En Corea, tampoco
España se despidió ayer del Mundial de fútbol perdiendo a los penaltis con el equipo anfitrión, Corea del Sur. Perdió con dignidad, esfuerzo, con poca suerte, pero también sin brillantez. Ahora vendrán los patriotas deportivos a contarnos que fue culpa del árbitro, que la fortuna nos dio la espalda y que merecíamos mucho más. Y hasta pueden tener alguna esquirla de razón, pero eso es irrelevante. España ha quedado entre los ocho primeros del Mundial, que es su nivel, aunque no necesariamente en el orden ni con la nómina actuales. Estamos donde estamos y los males, que los hay, son otros.

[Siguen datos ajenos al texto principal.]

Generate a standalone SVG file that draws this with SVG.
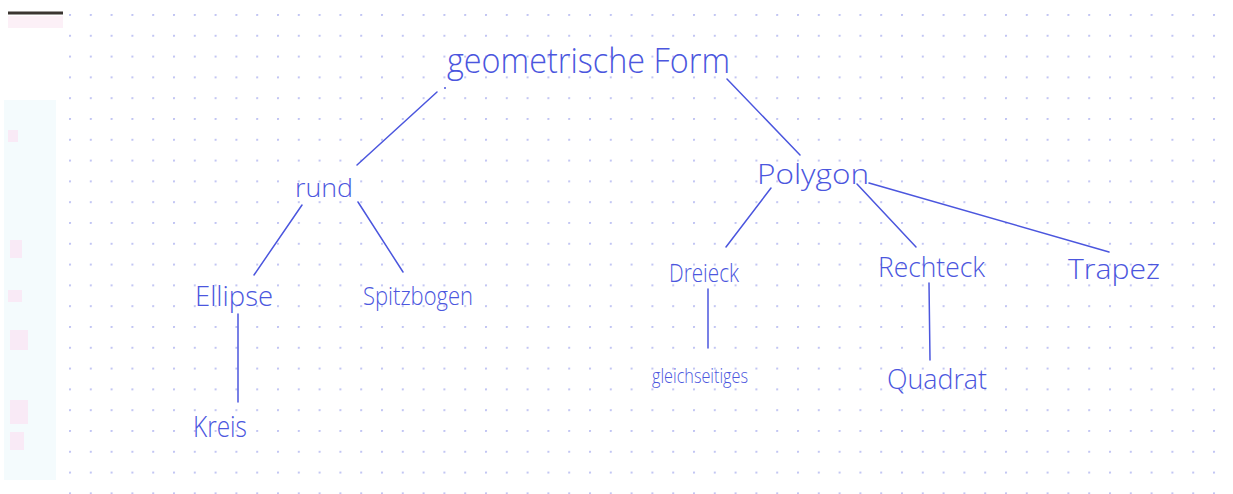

El seleccionador, José Antonio Camacho, ha fabricado una selección a su imagen y semejanza. Tesón, pelea, seriedad, pero también, sobre todo como ayer cuando falta Raúl, carencia de autoridad. Lo diametralmente opuesto a Brasil, que gana partidos sólo por autoridad, como si no concibiera que pudiera perder; y España, ante Irlanda y, en menor medida, ante Corea, no ganó, al menos en parte, porque no estaba suficientemente convencida de su superioridad.
España, por envergadura de fútbol, salarios de jugadores y repercusión mediático-deportiva de su Liga, tiene que salir a vencer con tal convicción que ni 43.194 gargantas enfervorizadas, 11 coreanos poseídos de frenesí atlético-futbolístico, la calidad de su entrenador, Guus Hiddink, o el ojo torpe de los árbitros puedan impedirlo. Todo lo que no sea eso -que en Italia se interroguen como quieran sobre su derrota ante el equipo asiático y sigan despidiendo jugadores coreanos- significa que nuestro equipo es menos profesional de lo que debiera ser, entendiendo por ello mucho más que pundonor y juego a ratos de alguna calidad.
Camacho representa, con todo, un adelanto sobre aquel monumento a la racanería que era su antecesor,Javier Clemente. Pero habrá que esperar otros cuatro años para ver siquiera de igualar nuestra mejor clasificación de un Mundial, las semifinales de Río, 1950. Porque esta vez Corea tampoco pudo ser.